§ Raw data

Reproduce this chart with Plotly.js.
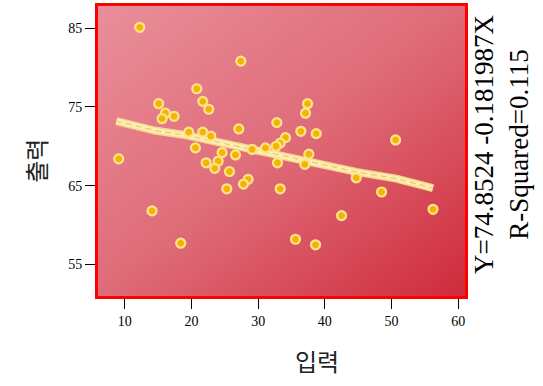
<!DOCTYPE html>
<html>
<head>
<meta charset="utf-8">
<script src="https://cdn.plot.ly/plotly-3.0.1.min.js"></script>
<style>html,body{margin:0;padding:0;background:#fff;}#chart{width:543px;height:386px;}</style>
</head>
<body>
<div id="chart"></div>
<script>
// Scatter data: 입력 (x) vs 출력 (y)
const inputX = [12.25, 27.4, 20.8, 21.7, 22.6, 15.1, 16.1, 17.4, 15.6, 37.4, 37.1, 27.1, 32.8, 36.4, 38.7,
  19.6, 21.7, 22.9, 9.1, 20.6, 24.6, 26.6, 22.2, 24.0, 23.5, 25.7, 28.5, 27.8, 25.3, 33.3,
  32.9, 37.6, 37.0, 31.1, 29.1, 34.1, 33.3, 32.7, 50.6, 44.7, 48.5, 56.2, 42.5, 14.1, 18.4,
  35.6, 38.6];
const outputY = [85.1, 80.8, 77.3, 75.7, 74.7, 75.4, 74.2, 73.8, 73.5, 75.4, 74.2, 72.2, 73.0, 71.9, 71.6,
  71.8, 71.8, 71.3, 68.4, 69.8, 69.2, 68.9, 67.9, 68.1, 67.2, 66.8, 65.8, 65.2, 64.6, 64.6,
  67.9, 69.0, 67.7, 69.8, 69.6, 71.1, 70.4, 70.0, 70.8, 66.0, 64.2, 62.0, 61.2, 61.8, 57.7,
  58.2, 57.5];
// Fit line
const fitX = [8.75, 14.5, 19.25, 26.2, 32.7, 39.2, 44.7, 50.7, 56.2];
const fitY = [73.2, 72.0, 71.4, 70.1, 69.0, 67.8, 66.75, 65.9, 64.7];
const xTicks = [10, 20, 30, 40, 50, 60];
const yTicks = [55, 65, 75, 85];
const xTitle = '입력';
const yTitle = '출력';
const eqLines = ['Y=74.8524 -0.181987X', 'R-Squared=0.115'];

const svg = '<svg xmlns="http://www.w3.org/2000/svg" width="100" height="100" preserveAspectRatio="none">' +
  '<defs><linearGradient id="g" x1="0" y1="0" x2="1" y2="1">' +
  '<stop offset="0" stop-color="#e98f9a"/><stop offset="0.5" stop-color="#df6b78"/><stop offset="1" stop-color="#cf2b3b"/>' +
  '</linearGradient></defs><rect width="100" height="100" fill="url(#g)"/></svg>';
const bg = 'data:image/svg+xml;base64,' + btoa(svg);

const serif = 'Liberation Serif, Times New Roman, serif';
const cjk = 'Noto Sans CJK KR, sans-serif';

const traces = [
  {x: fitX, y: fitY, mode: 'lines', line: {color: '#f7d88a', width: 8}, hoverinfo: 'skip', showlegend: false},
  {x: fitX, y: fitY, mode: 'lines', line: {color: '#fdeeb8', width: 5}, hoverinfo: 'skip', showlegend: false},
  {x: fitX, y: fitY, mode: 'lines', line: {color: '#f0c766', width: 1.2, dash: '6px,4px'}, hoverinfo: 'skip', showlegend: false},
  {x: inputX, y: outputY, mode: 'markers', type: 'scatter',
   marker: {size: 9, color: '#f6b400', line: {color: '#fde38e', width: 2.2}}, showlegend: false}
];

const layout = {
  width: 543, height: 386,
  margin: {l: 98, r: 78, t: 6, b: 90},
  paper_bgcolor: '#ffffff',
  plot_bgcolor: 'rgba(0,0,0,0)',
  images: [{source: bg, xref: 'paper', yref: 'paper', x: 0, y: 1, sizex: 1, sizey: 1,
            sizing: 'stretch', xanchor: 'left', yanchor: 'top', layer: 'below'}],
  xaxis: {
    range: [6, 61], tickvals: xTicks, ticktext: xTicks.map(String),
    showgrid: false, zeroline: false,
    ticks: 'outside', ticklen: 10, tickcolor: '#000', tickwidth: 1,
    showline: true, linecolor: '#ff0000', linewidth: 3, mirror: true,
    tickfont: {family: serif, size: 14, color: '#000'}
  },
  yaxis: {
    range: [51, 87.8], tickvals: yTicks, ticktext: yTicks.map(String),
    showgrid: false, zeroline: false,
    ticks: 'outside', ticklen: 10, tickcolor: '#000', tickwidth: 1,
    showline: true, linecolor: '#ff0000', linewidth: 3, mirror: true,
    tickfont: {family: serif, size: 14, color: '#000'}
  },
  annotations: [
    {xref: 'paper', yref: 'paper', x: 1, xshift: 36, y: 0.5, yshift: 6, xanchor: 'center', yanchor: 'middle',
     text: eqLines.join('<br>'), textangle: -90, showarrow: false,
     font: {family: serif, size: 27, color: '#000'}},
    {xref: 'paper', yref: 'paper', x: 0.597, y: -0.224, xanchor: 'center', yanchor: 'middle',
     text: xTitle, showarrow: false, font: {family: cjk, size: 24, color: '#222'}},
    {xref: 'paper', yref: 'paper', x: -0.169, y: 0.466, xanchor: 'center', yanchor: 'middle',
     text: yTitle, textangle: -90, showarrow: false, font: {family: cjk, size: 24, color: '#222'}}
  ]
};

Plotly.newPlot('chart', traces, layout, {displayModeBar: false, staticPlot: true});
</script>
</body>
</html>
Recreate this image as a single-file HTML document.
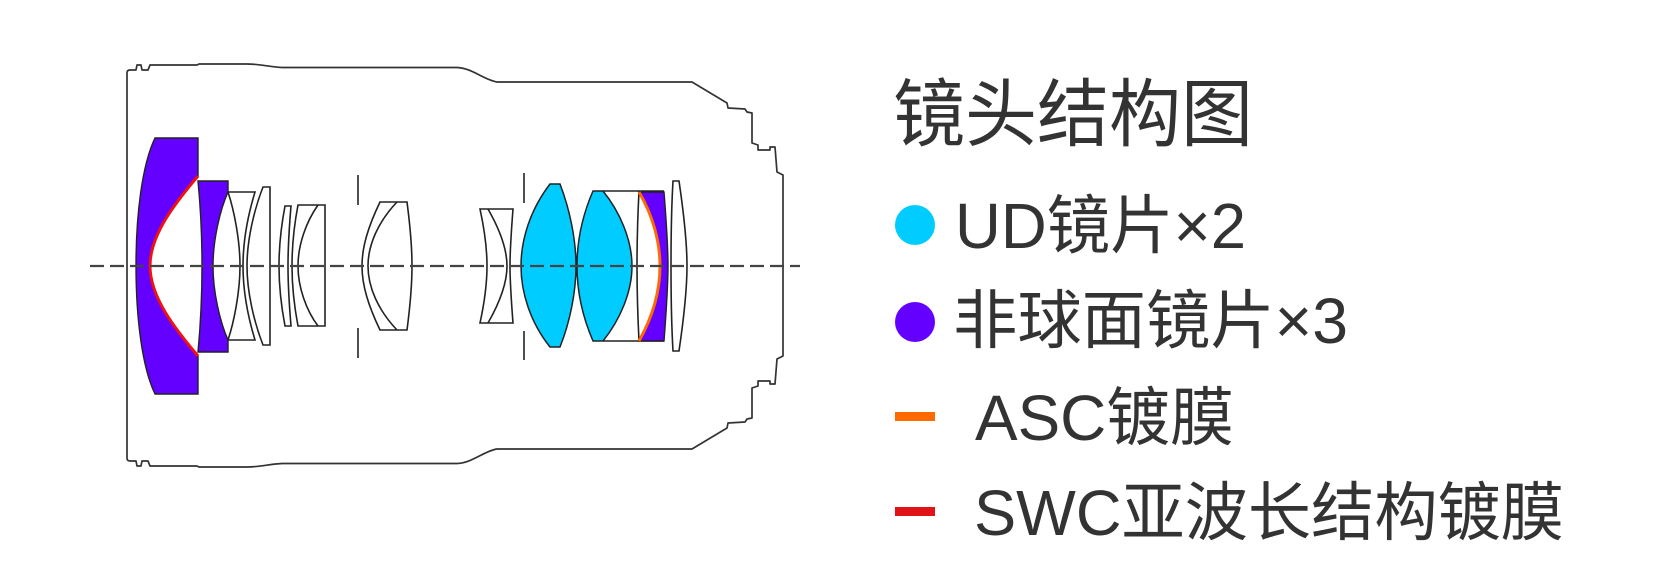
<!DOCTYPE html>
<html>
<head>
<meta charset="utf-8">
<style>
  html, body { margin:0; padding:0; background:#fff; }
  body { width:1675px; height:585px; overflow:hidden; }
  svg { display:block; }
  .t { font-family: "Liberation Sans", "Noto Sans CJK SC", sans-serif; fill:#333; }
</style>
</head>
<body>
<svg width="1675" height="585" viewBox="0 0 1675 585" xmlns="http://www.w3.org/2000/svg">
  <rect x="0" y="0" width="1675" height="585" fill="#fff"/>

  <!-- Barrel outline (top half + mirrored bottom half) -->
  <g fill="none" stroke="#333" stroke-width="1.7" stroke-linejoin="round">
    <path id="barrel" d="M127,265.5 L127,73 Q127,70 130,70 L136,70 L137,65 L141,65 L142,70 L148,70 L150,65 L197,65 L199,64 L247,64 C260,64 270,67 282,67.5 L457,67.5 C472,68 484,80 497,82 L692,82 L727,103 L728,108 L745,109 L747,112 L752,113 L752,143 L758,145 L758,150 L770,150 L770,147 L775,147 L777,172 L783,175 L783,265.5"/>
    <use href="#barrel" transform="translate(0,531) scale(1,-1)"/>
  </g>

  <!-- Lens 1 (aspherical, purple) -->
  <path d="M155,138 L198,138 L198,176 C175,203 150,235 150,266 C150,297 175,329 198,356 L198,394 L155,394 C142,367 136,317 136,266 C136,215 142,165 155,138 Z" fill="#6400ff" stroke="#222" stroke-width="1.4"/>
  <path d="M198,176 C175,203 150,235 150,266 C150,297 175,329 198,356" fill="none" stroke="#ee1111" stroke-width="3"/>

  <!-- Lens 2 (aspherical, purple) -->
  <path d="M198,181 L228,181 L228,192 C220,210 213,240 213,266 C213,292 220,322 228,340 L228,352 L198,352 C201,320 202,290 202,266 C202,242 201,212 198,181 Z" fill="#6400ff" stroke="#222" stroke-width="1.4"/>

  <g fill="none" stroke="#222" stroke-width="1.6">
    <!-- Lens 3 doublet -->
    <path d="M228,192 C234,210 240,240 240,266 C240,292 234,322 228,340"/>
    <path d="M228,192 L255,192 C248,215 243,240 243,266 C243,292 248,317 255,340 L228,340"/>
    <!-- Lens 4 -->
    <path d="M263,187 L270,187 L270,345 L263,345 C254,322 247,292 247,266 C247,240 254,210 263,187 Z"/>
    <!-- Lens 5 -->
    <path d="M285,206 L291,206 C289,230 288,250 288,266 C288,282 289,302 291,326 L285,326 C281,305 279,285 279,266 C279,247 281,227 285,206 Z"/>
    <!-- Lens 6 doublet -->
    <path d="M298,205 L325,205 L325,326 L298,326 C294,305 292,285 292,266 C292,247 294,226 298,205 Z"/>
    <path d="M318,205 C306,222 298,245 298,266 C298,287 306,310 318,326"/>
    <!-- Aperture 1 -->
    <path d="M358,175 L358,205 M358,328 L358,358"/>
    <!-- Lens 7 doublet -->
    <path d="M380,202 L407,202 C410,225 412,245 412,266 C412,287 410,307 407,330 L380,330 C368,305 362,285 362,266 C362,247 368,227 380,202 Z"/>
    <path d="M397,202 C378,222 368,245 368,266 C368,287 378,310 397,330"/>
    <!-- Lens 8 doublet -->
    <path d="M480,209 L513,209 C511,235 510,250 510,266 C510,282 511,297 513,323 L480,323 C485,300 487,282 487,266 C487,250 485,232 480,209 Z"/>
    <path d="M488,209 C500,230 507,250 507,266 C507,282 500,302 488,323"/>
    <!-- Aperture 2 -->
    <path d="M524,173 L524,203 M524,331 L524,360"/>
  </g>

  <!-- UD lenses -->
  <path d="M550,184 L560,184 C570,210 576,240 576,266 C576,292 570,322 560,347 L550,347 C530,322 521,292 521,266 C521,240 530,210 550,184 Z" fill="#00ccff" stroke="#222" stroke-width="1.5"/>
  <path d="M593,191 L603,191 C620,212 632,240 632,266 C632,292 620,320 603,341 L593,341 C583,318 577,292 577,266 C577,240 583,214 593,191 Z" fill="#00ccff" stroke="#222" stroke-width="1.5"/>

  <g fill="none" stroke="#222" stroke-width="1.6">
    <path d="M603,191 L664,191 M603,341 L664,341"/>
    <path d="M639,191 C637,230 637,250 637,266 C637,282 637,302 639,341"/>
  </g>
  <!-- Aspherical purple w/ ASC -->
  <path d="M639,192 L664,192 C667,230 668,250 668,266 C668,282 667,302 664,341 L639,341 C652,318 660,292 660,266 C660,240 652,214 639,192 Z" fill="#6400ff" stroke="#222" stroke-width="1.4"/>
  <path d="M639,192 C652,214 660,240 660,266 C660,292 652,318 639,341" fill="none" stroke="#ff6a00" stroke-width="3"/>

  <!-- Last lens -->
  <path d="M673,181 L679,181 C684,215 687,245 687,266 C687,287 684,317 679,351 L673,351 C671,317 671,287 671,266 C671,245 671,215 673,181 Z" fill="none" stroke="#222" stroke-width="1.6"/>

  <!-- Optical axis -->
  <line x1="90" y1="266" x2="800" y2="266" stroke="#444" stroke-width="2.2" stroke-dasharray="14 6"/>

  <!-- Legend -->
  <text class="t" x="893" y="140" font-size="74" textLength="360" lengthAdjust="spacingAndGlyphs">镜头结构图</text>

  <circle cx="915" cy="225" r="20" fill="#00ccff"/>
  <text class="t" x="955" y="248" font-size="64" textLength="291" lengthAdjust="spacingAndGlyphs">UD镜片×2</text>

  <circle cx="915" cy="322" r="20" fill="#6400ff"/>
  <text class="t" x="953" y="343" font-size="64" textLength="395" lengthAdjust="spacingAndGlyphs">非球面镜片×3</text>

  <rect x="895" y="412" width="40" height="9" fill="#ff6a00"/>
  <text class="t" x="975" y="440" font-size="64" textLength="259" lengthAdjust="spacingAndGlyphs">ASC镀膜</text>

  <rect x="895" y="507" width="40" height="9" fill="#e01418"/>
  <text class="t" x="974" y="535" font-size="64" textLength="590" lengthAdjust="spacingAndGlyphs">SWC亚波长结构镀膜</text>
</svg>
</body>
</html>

§ Direction
Set down word for word the lines from the first entry through the line with "const cjk = 'Noto Sans CJK KR, sans-serif';", both included, omitting pictures.

§ Output of the exercise
Reproduce this chart with Plotly.js.
<!DOCTYPE html>
<html>
<head>
<meta charset="utf-8">
<script src="https://cdn.plot.ly/plotly-3.0.1.min.js"></script>
<style>html,body{margin:0;padding:0;background:#fff;}#chart{width:543px;height:386px;}</style>
</head>
<body>
<div id="chart"></div>
<script>
// Scatter data: 입력 (x) vs 출력 (y)
const inputX = [12.25, 27.4, 20.8, 21.7, 22.6, 15.1, 16.1, 17.4, 15.6, 37.4, 37.1, 27.1, 32.8, 36.4, 38.7,
  19.6, 21.7, 22.9, 9.1, 20.6, 24.6, 26.6, 22.2, 24.0, 23.5, 25.7, 28.5, 27.8, 25.3, 33.3,
  32.9, 37.6, 37.0, 31.1, 29.1, 34.1, 33.3, 32.7, 50.6, 44.7, 48.5, 56.2, 42.5, 14.1, 18.4,
  35.6, 38.6];
const outputY = [85.1, 80.8, 77.3, 75.7, 74.7, 75.4, 74.2, 73.8, 73.5, 75.4, 74.2, 72.2, 73.0, 71.9, 71.6,
  71.8, 71.8, 71.3, 68.4, 69.8, 69.2, 68.9, 67.9, 68.1, 67.2, 66.8, 65.8, 65.2, 64.6, 64.6,
  67.9, 69.0, 67.7, 69.8, 69.6, 71.1, 70.4, 70.0, 70.8, 66.0, 64.2, 62.0, 61.2, 61.8, 57.7,
  58.2, 57.5];
// Fit line
const fitX = [8.75, 14.5, 19.25, 26.2, 32.7, 39.2, 44.7, 50.7, 56.2];
const fitY = [73.2, 72.0, 71.4, 70.1, 69.0, 67.8, 66.75, 65.9, 64.7];
const xTicks = [10, 20, 30, 40, 50, 60];
const yTicks = [55, 65, 75, 85];
const xTitle = '입력';
const yTitle = '출력';
const eqLines = ['Y=74.8524 -0.181987X', 'R-Squared=0.115'];

const svg = '<svg xmlns="http://www.w3.org/2000/svg" width="100" height="100" preserveAspectRatio="none">' +
  '<defs><linearGradient id="g" x1="0" y1="0" x2="1" y2="1">' +
  '<stop offset="0" stop-color="#e98f9a"/><stop offset="0.5" stop-color="#df6b78"/><stop offset="1" stop-color="#cf2b3b"/>' +
  '</linearGradient></defs><rect width="100" height="100" fill="url(#g)"/></svg>';
const bg = 'data:image/svg+xml;base64,' + btoa(svg);

const serif = 'Liberation Serif, Times New Roman, serif';
const cjk = 'Noto Sans CJK KR, sans-serif';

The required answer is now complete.